Assad is crowd favourite
In Vasant Vihar, it was clear that Assad was the overwhelming favourite. “No matter how many candidates stand, we will vote for the one we believe will lead us to victory,” said Betoul Khoja, president of the Syrian Students Union. “And we believe in Assad.”
Fahad Khoudary, a businessman from Aleppo who immigrated to Jordan because of the war, was in India on a three-day trip but found the time to drop by the embassy on Wednesday evening to vote for Assad. “Other countries internationally don’t want Assad but we Syrians want him,” he said. “He will put an end to this fighting. He will bring peace.”
Sentiments like these only seemed to reiterate the fears of the international community that only supporters of the regime would participate in the elections, lending it little credibility.
Groups of students and Assad supporters came to vote wearing t-shirts bearing the President’s image. "Assad is our hero. He will win this war,’’ said the President’s namesake Bshar Bdoor, student of Jawaharlal Nehru University in Delhi.

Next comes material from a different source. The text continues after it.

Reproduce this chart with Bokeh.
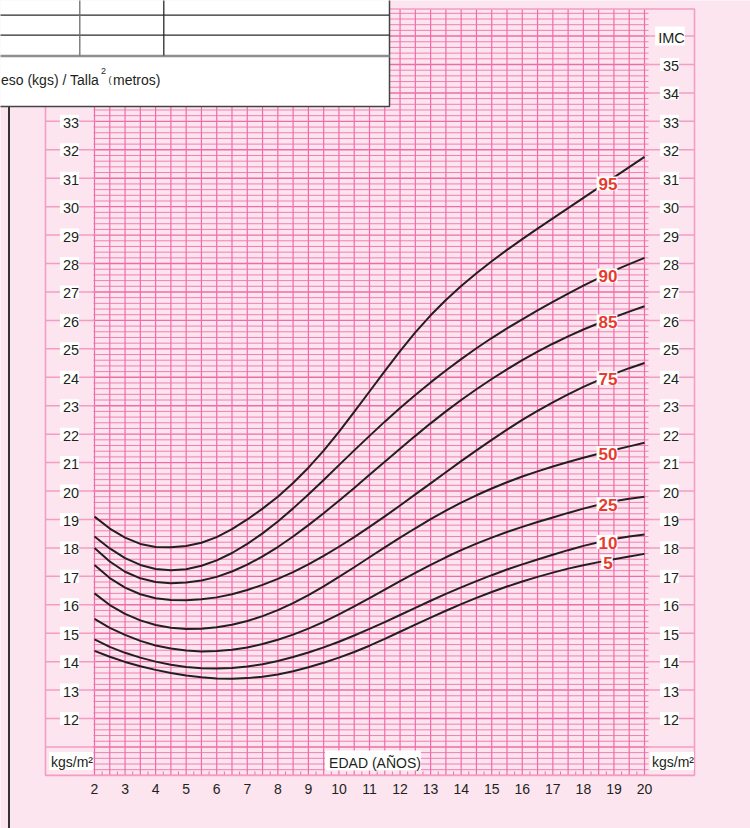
import numpy as np
from bokeh.plotting import figure
from bokeh.models import Range1d
from bokeh.core.properties import value
from bokeh.embed import file_html
from bokeh.resources import INLINE

# ---------------- data ----------------
ages = [2.0, 2.5, 3.0, 3.5, 4.0, 4.5, 5.0, 5.5, 6.0, 6.5, 7.0, 7.5, 8.0, 8.5,
        9.0, 9.5, 10.0, 10.5, 11.0, 11.5, 12.0, 12.5, 13.0, 13.5, 14.0, 14.5,
        15.0, 15.5, 16.0, 16.5, 17.0, 17.5, 18.0, 18.5, 19.0, 19.5, 20.0]

p95 = [19.10, 18.68, 18.36, 18.14, 18.03, 18.02, 18.07, 18.18, 18.38, 18.66, 19.00, 19.38, 19.80, 20.28,
       20.82, 21.42, 22.08, 22.78, 23.50, 24.22, 24.92, 25.58, 26.18, 26.72, 27.21, 27.66,
       28.08, 28.48, 28.86, 29.23, 29.59, 29.95, 30.31, 30.67, 31.03, 31.39, 31.75]
p90 = [18.40, 17.98, 17.64, 17.40, 17.26, 17.21, 17.25, 17.37, 17.56, 17.82, 18.14, 18.51, 18.93, 19.39,
       19.88, 20.39, 20.91, 21.43, 21.94, 22.44, 22.92, 23.38, 23.82, 24.24, 24.64, 25.02,
       25.38, 25.72, 26.04, 26.35, 26.65, 26.94, 27.22, 27.49, 27.75, 27.98, 28.20]
p85 = [18.00, 17.52, 17.16, 16.93, 16.80, 16.76, 16.78, 16.85, 16.98, 17.17, 17.41, 17.70, 18.03, 18.40,
       18.80, 19.22, 19.66, 20.11, 20.57, 21.03, 21.49, 21.94, 22.38, 22.80, 23.20, 23.58,
       23.94, 24.28, 24.60, 24.90, 25.18, 25.44, 25.68, 25.90, 26.11, 26.31, 26.50]
p75 = [17.40, 16.94, 16.60, 16.37, 16.23, 16.17, 16.16, 16.19, 16.26, 16.37, 16.52, 16.70, 16.91, 17.15,
       17.42, 17.72, 18.04, 18.38, 18.74, 19.11, 19.49, 19.88, 20.27, 20.66, 21.05, 21.43,
       21.80, 22.16, 22.50, 22.82, 23.12, 23.40, 23.66, 23.90, 24.12, 24.32, 24.50]
p50 = [16.40, 15.99, 15.68, 15.45, 15.29, 15.19, 15.15, 15.16, 15.21, 15.30, 15.43, 15.60, 15.81, 16.06,
       16.34, 16.65, 16.98, 17.32, 17.67, 18.02, 18.36, 18.69, 19.01, 19.31, 19.59, 19.85,
       20.09, 20.31, 20.51, 20.69, 20.86, 21.02, 21.17, 21.31, 21.44, 21.57, 21.70]
p25 = [15.50, 15.19, 14.94, 14.73, 14.57, 14.46, 14.39, 14.36, 14.37, 14.42, 14.50, 14.62, 14.77, 14.95,
       15.16, 15.40, 15.66, 15.94, 16.23, 16.53, 16.83, 17.12, 17.40, 17.67, 17.92, 18.15,
       18.36, 18.56, 18.74, 18.91, 19.07, 19.23, 19.38, 19.52, 19.64, 19.73, 19.80]
p10 = [14.78, 14.52, 14.31, 14.14, 14.00, 13.89, 13.81, 13.77, 13.76, 13.78, 13.83, 13.91, 14.02, 14.16,
       14.32, 14.50, 14.70, 14.92, 15.15, 15.39, 15.64, 15.89, 16.14, 16.38, 16.61, 16.83,
       17.04, 17.24, 17.42, 17.59, 17.76, 17.92, 18.07, 18.20, 18.31, 18.40, 18.47]
p5 = [14.38, 14.17, 13.99, 13.84, 13.71, 13.60, 13.51, 13.45, 13.41, 13.40, 13.42, 13.47, 13.55, 13.66,
      13.80, 13.96, 14.14, 14.34, 14.56, 14.80, 15.05, 15.30, 15.55, 15.79, 16.02, 16.24,
      16.45, 16.64, 16.82, 16.98, 17.13, 17.27, 17.39, 17.50, 17.60, 17.70, 17.79]

series = [p5, p10, p25, p50, p75, p85, p90, p95]
percentile_labels = ["5", "10", "25", "50", "75", "85", "90", "95"]

y_ticks = list(range(12, 36))
x_ticks = list(range(2, 21))
y_title = "IMC"
x_title = "EDAD (AÑOS)"
unit_label = "kgs/m²"
formula_main = "eso (kgs) / Talla"
formula_sup = "2"
formula_paren = "("
formula_rest = "metros)"

# ---------------- layout helpers (pixel -> data) ----------------
PXX = 550.0 / 18.0
PXY = 654.0 / 23.0


def dx(px):
    return 2.0 + (px - 94.0) / PXX


def dy(py):
    return 12.0 + (718.0 - py) / PXY


W, H = 750, 828
X0, X1 = dx(0), dx(W)
Y0, Y1 = dy(H), dy(0)

BG = "#FCE5EF"
GRID = "#F06CA9"
BORDER = "#F59CC3"
INK = "#231F20"
RED = "#E83A2E"
FONT = "Liberation Sans"

p = figure(width=W, height=H, x_range=Range1d(X0, X1), y_range=Range1d(Y0, Y1),
           output_backend="svg", toolbar_location=None, min_border=0,
           x_axis_type=None, y_axis_type=None)
p.grid.visible = False
p.outline_line_color = None
p.background_fill_color = BG
p.border_fill_color = BG

# ---------------- grid ----------------
TOP = dy(8.5)
gx = np.arange(2.0, 20.001, 0.5)
p.segment(x0=gx, y0=np.full_like(gx, 10.0), x1=gx, y1=np.full_like(gx, TOP),
          line_color=GRID, line_width=1.2)

gy = np.round(np.arange(10.0, TOP, 0.2), 3)
minor = gy[np.abs(gy - np.round(gy)) > 1e-6]
major = gy[np.abs(gy - np.round(gy)) <= 1e-6]
p.segment(x0=np.full_like(minor, dx(93)), y0=minor, x1=np.full_like(minor, dx(648)), y1=minor,
          line_color=GRID, line_width=1.0, line_alpha=0.85)
p.segment(x0=np.full_like(major, dx(92)), y0=major, x1=np.full_like(major, dx(648)), y1=major,
          line_color=GRID, line_width=1.4)

# quarter-year ticks at bottom
qx = np.arange(2.25, 20.0, 0.5)
p.segment(x0=qx, y0=np.full_like(qx, 10.0), x1=qx, y1=np.full_like(qx, dy(771)),
          line_color=GRID, line_width=1.0)

# ---------------- margins / border ----------------
left_ticks = [v for v in y_ticks if v < dy(106)]
ml = np.array(left_ticks + [11], dtype=float)
p.segment(x0=np.full_like(ml, dx(45)), y0=ml, x1=np.full_like(ml, 2.0), y1=ml,
          line_color=BORDER, line_width=1.5)
mr = np.array(y_ticks + [11, 36], dtype=float)
p.segment(x0=np.full_like(mr, 20.0), y0=mr, x1=np.full_like(mr, dx(694)), y1=mr,
          line_color=BORDER, line_width=1.5)
p.quad(left=dx(45), right=dx(694), bottom=10.0, top=dy(8.5),
       fill_color=None, line_color=BORDER, line_width=1.6)

# ---------------- percentile curves ----------------
for s in series:
    p.line(ages, s, line_color=INK, line_width=2.0)

lab_age = dx(606.5)
lab_y = [float(np.interp(lab_age, ages, s)) - 0.05 for s in series]
p.text(x=[lab_age] * len(series), y=lab_y, text=percentile_labels,
       text_font=value(FONT), text_font_style="bold", text_font_size="17px",
       text_color=RED, text_align="center", text_baseline="middle",
       background_fill_color="white", padding=[2, 0, 2, 0])

# ---------------- tick labels ----------------
tick_kw = dict(text_font=value(FONT), text_font_size="14.5px", text_color=INK,
               text_align="center", text_baseline="middle",
               background_fill_color="white", padding=[3, 0, 3, 0])
p.text(x=[dx(69)] * len(left_ticks), y=left_ticks, text=[str(v) for v in left_ticks], **tick_kw)
p.text(x=[dx(669)] * len(y_ticks), y=y_ticks, text=[str(v) for v in y_ticks], **tick_kw)
p.text(x=[dx(669.5)], y=[36.0], text=[y_title], **tick_kw)
unit_kw = dict(tick_kw, text_font_size="14px", padding=[2, 0, 2, 0])
p.text(x=[dx(70.5), dx(671.5)], y=[dy(760.5)] * 2, text=[unit_label] * 2, **unit_kw)
p.text(x=[dx(372.5)], y=[dy(760)], text=[x_title], **dict(tick_kw, text_font_size="14px",
                                                          padding=[4, 0, 4, 0]))
p.text(x=x_ticks, y=[dy(788)] * len(x_ticks), text=[str(v) for v in x_ticks],
       text_font=value(FONT), text_font_size="14px", text_color=INK,
       text_align="center", text_baseline="middle")

# ---------------- left black rule ----------------
p.segment(x0=[dx(8.5)], y0=[Y0 - 1], x1=[dx(8.5)], y1=[dy(106)], line_color="#333333", line_width=2)

# ---------------- white header box ----------------
p.quad(left=X0 - 1, right=dx(389), bottom=dy(106), top=Y1 + 1,
       fill_color="white", line_color=None)
p.line([X0 - 1, dx(389), dx(389)], [dy(106), dy(106), Y1 + 1], line_color="#444444", line_width=1.5)
p.segment(x0=[X0 - 1, X0 - 1], y0=[dy(14.7), dy(34.7)], x1=[dx(389), dx(389)], y1=[dy(14.7), dy(34.7)],
          line_color="#2B2B2B", line_width=1.3)
p.segment(x0=[X0 - 1], y0=[dy(55.5)], x1=[dx(389)], y1=[dy(55.5)],
          line_color="#8E8E8E", line_width=2.5)
p.segment(x0=[dx(79.3)], y0=[dy(55)], x1=[dx(79.3)], y1=[Y1 + 1], line_color="#6E6E6E", line_width=1.3)
p.segment(x0=[dx(163.3)], y0=[dy(55)], x1=[dx(163.3)], y1=[Y1 + 1], line_color="#2B2B2B", line_width=1.3)

p.text(x=[dx(0.5)], y=[dy(79.5)], text=[formula_main], text_font=value(FONT),
       text_font_size="14px", text_color=INK, text_align="left", text_baseline="alphabetic")
p.text(x=[dx(100.5)], y=[dy(70.5)], text=[formula_sup], text_font=value(FONT),
       text_font_size="9px", text_color=INK, text_align="left", text_baseline="alphabetic")
p.text(x=[dx(108)], y=[dy(79.5)], text=[formula_paren], text_font=value(FONT),
       text_font_size="9px", text_color=INK, text_align="left", text_baseline="alphabetic")
p.text(x=[dx(112.5)], y=[dy(79.5)], text=[formula_rest], text_font=value(FONT),
       text_font_size="14px", text_color=INK, text_align="left", text_baseline="alphabetic")

open("out.html", "w").write(file_html(p, INLINE))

Most of these young student voters said the opposition in Syria and the protests were being sponsored by foreign countries that aimed to install a compliant leadership that would allow them to secure Syria’s oil and energy resources. “We don’t want democracy from a country like US which has destroyed Iraq, which attacked Libya and now wants to enter Syria,” said Hasan Awwad student who came from the neighbouring Punjab state to vote for the elections in Delhi.
If Assad is removed from power, the students said, Syria will be divided. Its secular fabric consisting of the ruling minority Alawite sect (which Assad belongs to), Christians, Druze along with Sunni Muslims will be shredded along religious lines. Tamam Mohamad, from the Tartous region, who is now studying Linguistics at the JNU, said that if Assad goes, Syria will become like Iraq and Libya. “We can’t imagine Assad leaving power and throwing open Syria to all these militias,” he said.

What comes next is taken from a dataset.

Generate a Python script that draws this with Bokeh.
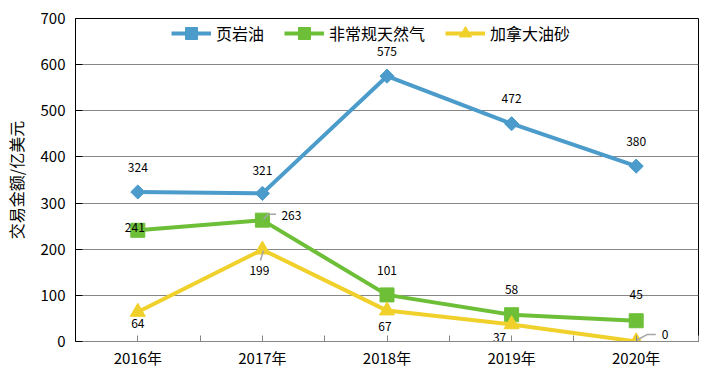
import math
from bokeh.plotting import figure
from bokeh.models import FixedTicker, Legend, LegendItem, ColumnDataSource
from bokeh.core.properties import value
from bokeh.embed import file_html
from bokeh.resources import INLINE

# ---- data ----
years = ["2016年", "2017年", "2018年", "2019年", "2020年"]
shale_oil = [324, 321, 575, 472, 380]
unconv_gas = [241, 263, 101, 58, 45]
oil_sands = [64, 199, 67, 37, 0]
series_names = ["页岩油", "非常规天然气", "加拿大油砂"]
y_ticks = [0, 100, 200, 300, 400, 500, 600, 700]
y_title = "交易金额/亿美元"

# ---- style / layout ----
colors = ["#4B9BCB", "#6DBF38", "#F0D02A"]
FONT = "Noto Sans CJK SC"
W, H = 700, 370
ML, MR, MT, MB = 61, 2, 18, 26
FW, FH = W - ML - MR, H - MT - MB
YMAX = 700
NCAT = len(years)
px_x = NCAT / FW      # data units per pixel (x)
px_y = YMAX / FH      # data units per pixel (y)

# label offsets in screen pixels (dx, dy; dy positive = down)
label_offsets = [
    [(0, -24), (0, -23), (0, -25), (0, -25), (0, -25)],
    [(-3, -3), (29, -5), (0, -24), (0, -25), (0, -26)],
    [(0, 12), (-3, 21), (-2, 16), (-12, 13), (29, -7)],
]
# leader lines: (series, index, list of pixel offsets from the point)
leaders = [
    (1, 1, [(1, -1), (6, -6), (14, -6)]),
    (2, 1, [(-2, 11), (1, 1)]),
    (2, 4, [(0, -1), (11, -7), (20, -7)]),
]

xs = [i + 0.5 for i in range(NCAT)]
all_series = [shale_oil, unconv_gas, oil_sands]

p = figure(width=W, height=H, output_backend="svg", toolbar_location=None,
           x_range=(0, NCAT), y_range=(0, YMAX),
           min_border_left=ML, min_border_right=MR,
           min_border_top=MT, min_border_bottom=MB)
p.background_fill_color = "white"
p.border_fill_color = "white"
p.outline_line_color = "black"
p.outline_line_width = 1

# grid
p.xgrid.grid_line_color = None
p.ygrid.grid_line_color = "#868686"
p.ygrid.grid_line_width = 1
p.ygrid.ticker = FixedTicker(ticks=y_ticks)

# x axis
xt = [i * 0.5 for i in range(2 * NCAT + 1)]
p.xaxis.ticker = FixedTicker(ticks=xt)
overrides = {}
for t in xt:
    overrides[t] = ""
for i, y in enumerate(years):
    overrides[i + 0.5] = y
p.xaxis.major_label_overrides = overrides
p.xaxis.axis_line_color = "#868686"
p.xaxis.major_tick_line_color = "#868686"
p.xaxis.major_tick_in = 6
p.xaxis.major_tick_out = 0
p.xaxis.minor_tick_line_color = None
p.xaxis.major_label_text_font = FONT
p.xaxis.major_label_text_font_size = "15px"
p.xaxis.major_label_text_color = "black"
p.xaxis.major_label_standoff = 5

# y axis
p.yaxis.ticker = FixedTicker(ticks=y_ticks)
p.yaxis.axis_line_color = "black"
p.yaxis.major_tick_line_color = "black"
p.yaxis.major_tick_in = 7
p.yaxis.major_tick_out = 0
p.yaxis.minor_tick_line_color = None
p.yaxis.major_label_text_font = FONT
p.yaxis.major_label_text_font_size = "15px"
p.yaxis.major_label_text_color = "black"
p.yaxis.major_label_standoff = 10
p.yaxis.axis_label = y_title
p.yaxis.axis_label_text_font = FONT
p.yaxis.axis_label_text_font_size = "16px"
p.yaxis.axis_label_text_font_style = "normal"
p.yaxis.axis_label_text_color = "black"
p.yaxis.axis_label_standoff = 10

markers = [("square", 10, math.pi / 4), ("square", 14, 0), ("triangle", 15, 0)]
items = []
for s, vals in enumerate(all_series):
    src = ColumnDataSource(dict(x=xs, y=vals))
    lr = p.line("x", "y", source=src, line_color=colors[s], line_width=4)
    m, sz, ang = markers[s]
    sr = p.scatter("x", "y", source=src, marker=m, size=sz, angle=ang,
                   fill_color=colors[s], line_color=colors[s])
    items.append(LegendItem(label=series_names[s], renderers=[lr, sr]))

# leader lines
lx, ly = [], []
for s, i, pts in leaders:
    x0, y0 = xs[i], all_series[s][i]
    lx.append([x0 + dx * px_x for dx, dy in pts])
    ly.append([y0 - dy * px_y for dx, dy in pts])
p.multi_line(lx, ly, line_color="#A6A6A6", line_width=1.5)

legend = Legend(items=items, orientation="horizontal",
                location=(96, FH - 33),
                border_line_color=None, background_fill_alpha=0,
                label_text_font=FONT, label_text_font_size="16px",
                label_text_color="black",
                glyph_width=40, glyph_height=30, spacing=20,
                label_standoff=5, padding=0, margin=0)
p.add_layout(legend)

# data labels
for s, vals in enumerate(all_series):
    src = ColumnDataSource(dict(
        x=xs, y=vals, t=[str(v) for v in vals],
        dx=[o[0] for o in label_offsets[s]],
        dy=[o[1] for o in label_offsets[s]]))
    p.text("x", "y", text="t", source=src, x_offset="dx", y_offset="dy",
           text_align="center", text_baseline="middle",
           text_font=value(FONT), text_font_size="12px", text_color="black")

open("out.html", "w").write(file_html(p, INLINE))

At present, Assad’s Shia regime is supported by Iran and by Lebanon’s Hezbollah group. Opposing him are various Sunni rebel factions funded, among others, by Saudi Arabia. The war between Shias and Sunnis has turned Syria into a playground for global jihadis groups. Currently, nationals of 38 foreign countries, including Britain, France, Iraq and Morocco, are fighting in Syria. Some of the groups want to turn Syria into a radical Islamic state.
“The most dangerous terrorists are currently fighting in Syria,” said Awwad. “How can we talk about democracy when the country is at war? The priority now is to fight this terror and stop the war. Despite opposition and militants fighting from all sides, we believe in Assad and we want him to remain in power.”
The fight to control Syria has led to deaths of over 162,000 people. It has also resulted in a terrible humanitarian crisis, with over 5,000 civilians fleeing the war-ravaged country every day to seek refuge in neighbouring Lebanon, Jordan, Turkey and even in Europe. Until now, more than nine million people have been displaced within the country and over 2.5 million have fled, making this the largest human flight since the Rwanda genocide in 1992.
None of that was evident in Vasant Vihar, as officials packed away the votes in a sealed envelope in the evening, to be counted ahead of the June 3 election. A delegation from Syria is in Delhi to monitor the voting process and will also oversee the counting of votes along with a special election committee formed by the Syrian embassy here and members of the Syrian community in India.
People who had cast their votes said that the election would put Assad in a stronger position to end the war. “We will get rid of all the terrorists,” said Khoja of the students union. "And Assad will bring this victory…This election is one step towards peace."